Today's post comes from Erin Huntington, VP of International Corporate Affairs at Eli Lilly and Company
At European level, policy on psoriasis has stalled. We teamed up with the Economist Intelligence Unit (EIU) last autumn, to find out what was holding things back. Newly launched, results from this research show the lack of action from governments to improve care for those living with psoriasis since the 2014 World Health Organization Resolution on psoriasis.
‘Encouraging policy action to address the psoriasis challenge’, commissioned by Eli Lilly & Company explores what it’s like to live with psoriasis in Canada, Italy, France, Germany, Spain and the UK. Academics, clinicians, patient groups and patients were interviewed to determine if diagnosis and care of psoriasis is equally accessible across Member States, if integrated care is widely delivered, and if people with psoriasis feel like they are being heard.
Inequalities in access to both government support and effective treatment for psoriasis were determined by a framework developed by the EIU to be of critical concern. The lack of support to manage the mental, as well as, physical health burden of the disease, and its growing economic impact, was also found to be in need of urgent attention.
Psoriasis is associated with depression and anxiety, and can increase social exclusion, as well as impact on ability to work and access to schooling. Psoriasis also shares risk factors with other chronic diseases like heart disease and diabetes. Furthermore, according to David Trigos, Vice President of Europso and representative at Acción Psoriasis, Spain, waiting times mean it takes about two years for people in his country to receive a psoriasis diagnosis and medical care.

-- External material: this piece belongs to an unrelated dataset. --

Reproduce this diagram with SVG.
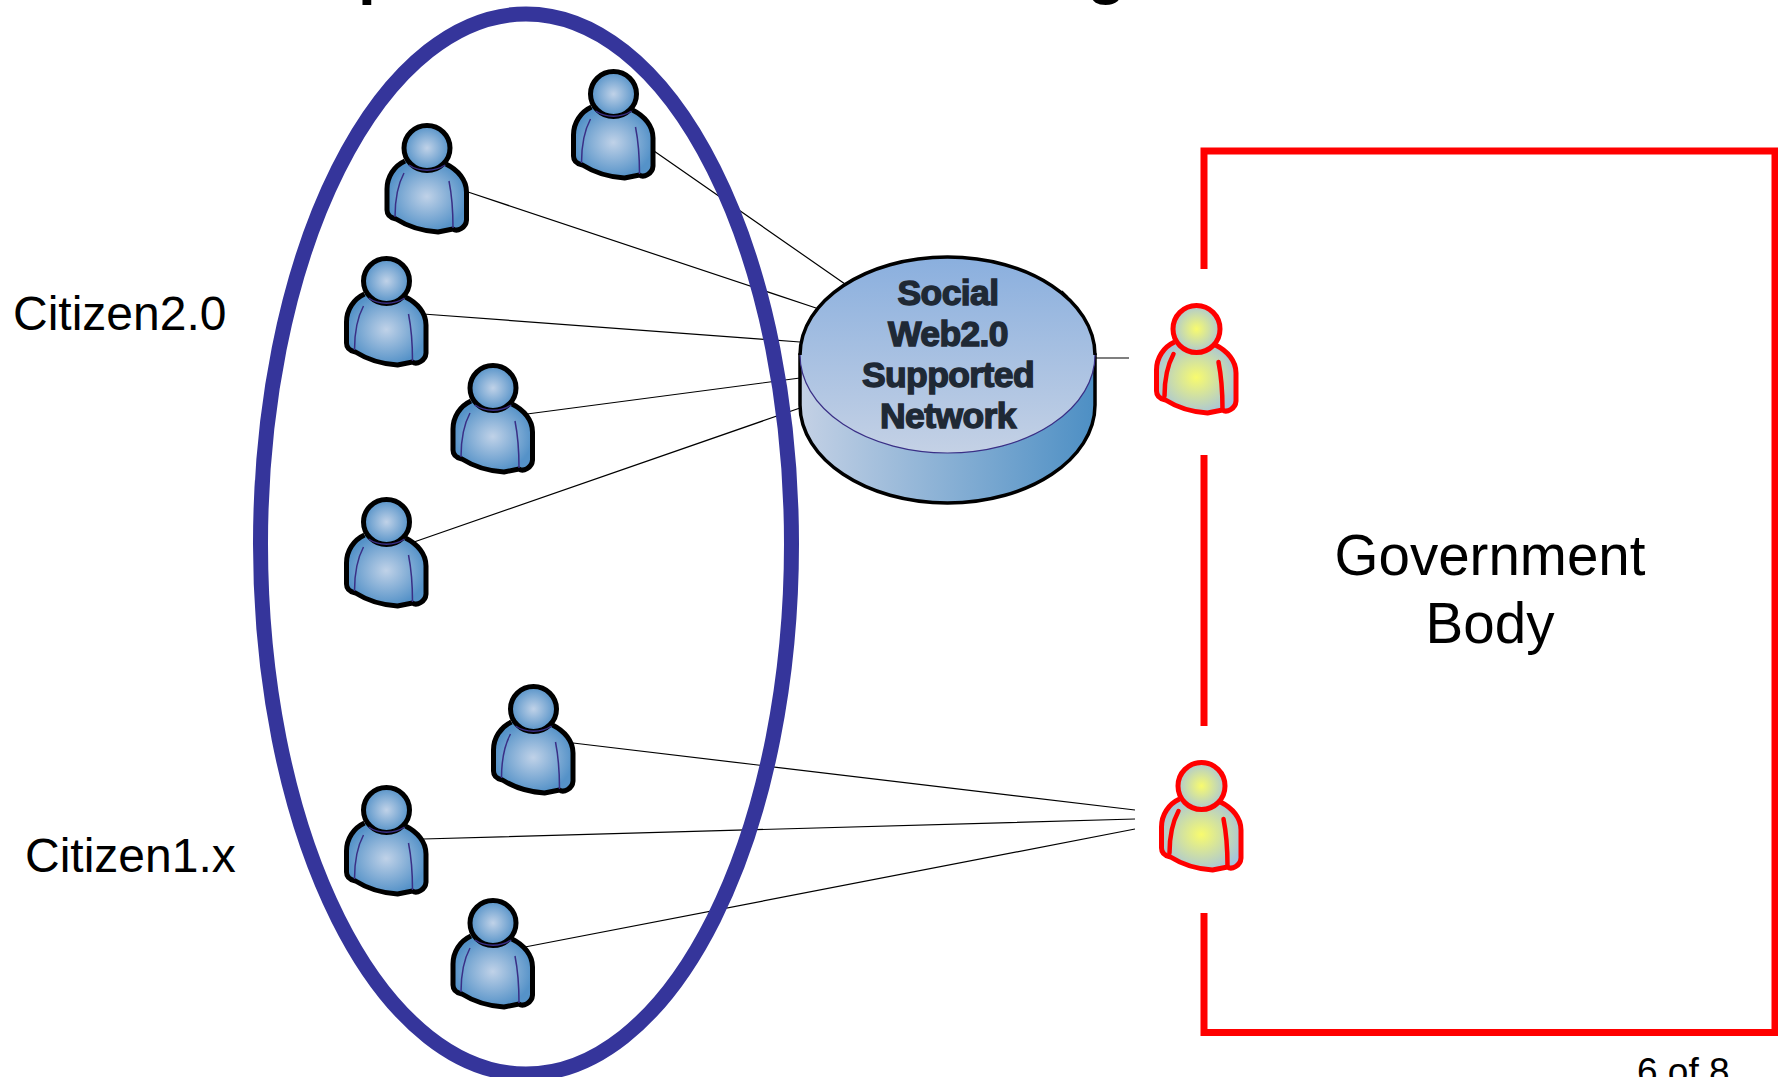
<svg xmlns="http://www.w3.org/2000/svg" xmlns:xlink="http://www.w3.org/1999/xlink" width="1778" height="1077" viewBox="0 0 1778 1077">
<style>
text{font-family:"Liberation Sans",Arial,sans-serif;fill:#000}
.c{stroke:#000;stroke-width:1.2;fill:none}
.lab{font-size:48px}
.gov{font-size:56.5px;text-anchor:middle}
.net{font-size:35.5px;font-weight:bold;text-anchor:middle;fill:#1f2935;stroke:#1f2935;stroke-width:1.4;letter-spacing:-.6px}
.title{font-size:64px;font-weight:bold}
.rb{stroke:#f00;stroke-width:7;fill:none}
.b{fill:url(#bp);stroke:#000;stroke-width:5;stroke-linejoin:round}
.bi{fill:none;stroke:#3a2f86;stroke-width:1.5}
.r{fill:url(#yp);stroke:#f00;stroke-width:5;stroke-linejoin:round}
.ri{fill:none;stroke:#f00;stroke-width:4.5;stroke-linecap:round}
</style>
<defs>
<radialGradient id="bp" cx=".5" cy=".5" r=".5"><stop offset="0" stop-color="#c0d2e8"/><stop offset="1" stop-color="#5592c8"/></radialGradient>
<radialGradient id="yp" cx=".5" cy=".5" r=".55"><stop offset="0" stop-color="#f8fb6e"/><stop offset="1" stop-color="#a5c3dc"/></radialGradient>
<linearGradient id="top" x1="0" y1="0" x2="0" y2="1"><stop offset="0" stop-color="#8aafde"/><stop offset="1" stop-color="#c4d1e5"/></linearGradient>
<linearGradient id="side" x1="0" y1="0" x2="1" y2="0"><stop offset="0" stop-color="#c4d1e5"/><stop offset="1" stop-color="#4d8fc4"/></linearGradient>
<path id="body" d="M-22 13C-33 18-40 29-40 41L-40 62C-40 67-36 70-31 71C-20 78-5 83 11 84L26 81C30 84 39 80 39.500 72L39.500 44C39.500 32 31 22 19 16"/>
<g id="pb">
<use xlink:href="#body" href="#body" class="b"/>
<path class="bi" d="M-23 25C-30 38-32 52-32 69M22 33C25 48 26 64 26 80"/>
<ellipse class="b" cx="0" cy="0" rx="23" ry="22.500"/>
<path class="bi" d="M-18 17C-8 24 8 24 18 17"/>
</g>
<g id="pr">
<use xlink:href="#body" href="#body" class="r"/>
<path class="ri" d="M-23 25C-30 38-32 52-32 67M22 33C25 48 26 64 26 80"/>
<ellipse class="r" cx="0" cy="0" rx="23.500" ry="23.500"/>
</g>
</defs>
<rect width="1778" height="1077" fill="#fff"/>
<g id="title"><text class="title" x="358" y="-8">p</text><text class="title" x="1087" y="-8">g</text></g>
<g id="connectors">
<path class="c" d="M654 151L845 284M468 192L816 308M423 314L800 342M527 414L800 378M414 542L800 408M1095 358L1129 358M1062 291L1068 297M573 743L1135 810M423 839L1135 819M525 947L1135 829"/>
</g>
<g id="citizen-group"><ellipse cx="526" cy="544" rx="265.500" ry="530" fill="none" stroke="#35359b" stroke-width="15"/></g>
<g id="network">
<path d="M800 355V405C800 459 866 503 947.500 503S1095 459 1095 405V355Z" fill="url(#side)" stroke="#000" stroke-width="3.500"/>
<ellipse cx="947.500" cy="355" rx="147.500" ry="98" fill="url(#top)" stroke="#3a2f86" stroke-width="1.200"/>
<path d="M800 355C800 301 866 257 947.500 257S1095 301 1095 355" fill="none" stroke="#000" stroke-width="3.500"/>
<text class="net" x="948" y="305">Social</text>
<text class="net" x="948" y="346">Web2.0</text>
<text class="net" x="948" y="387">Supported</text>
<text class="net" x="948" y="428">Network</text>
</g>
<g id="citizen-1"><use xlink:href="#pb" href="#pb" x="613.500" y="94"/></g>
<g id="citizen-2"><use xlink:href="#pb" href="#pb" x="427" y="148"/></g>
<g id="citizen-3"><use xlink:href="#pb" href="#pb" x="386.500" y="281"/></g>
<g id="citizen-4"><use xlink:href="#pb" href="#pb" x="493" y="388"/></g>
<g id="citizen-5"><use xlink:href="#pb" href="#pb" x="386.500" y="522"/></g>
<g id="citizen-6"><use xlink:href="#pb" href="#pb" x="533.500" y="709"/></g>
<g id="citizen-7"><use xlink:href="#pb" href="#pb" x="386.500" y="810"/></g>
<g id="citizen-8"><use xlink:href="#pb" href="#pb" x="493" y="923"/></g>
<g id="government">
<path class="rb" d="M1204 269V151H1775V1032.500H1204V913M1204 455V726"/>
<text class="gov" x="1490" y="575">Government</text>
<text class="gov" x="1490" y="643">Body</text>
</g>
<g id="official-1"><use xlink:href="#pr" href="#pr" x="1196.500" y="329"/></g>
<g id="official-2"><use xlink:href="#pr" href="#pr" x="1201.500" y="786"/></g>
<g id="labels">
<text class="lab" x="13" y="330">Citizen2.0</text>
<text class="lab" x="25" y="872">Citizen1.x</text>
<text x="1637" y="1084" font-size="37">6 of 8</text>
</g>
</svg>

We all know progress can’t be made simply by pointing out what’s going wrong – we need to come up with solutions. ‘Encouraging policy action to address the psoriasis challenge’ is a call for change in the way that psoriasis is perceived and managed.
The report details ways the psoriasis community and health decision makers can collaborate to reduce the burden of psoriasis on patients and our healthcare systems, and scale up what’s working.
It was encouraging to learn about the centres of excellence for patient-centred care (including psychological care) in certain European countries, which are better-equipped to deal with the multi-faceted implications of a person being diagnosed with psoriasis. The great efforts made to establish a Global Psoriasis Atlas and the recently established psoriasis registries will provide the basis for evidence-based policies in psoriasis care.
These initiatives are already making a difference, but as shown by the EIU report, they are not reaching all people in need. The results of the report spotlight the inaction from governments, whilst offering practical solutions that could be implemented to improve and support change to the status quo for people living with psoriasis.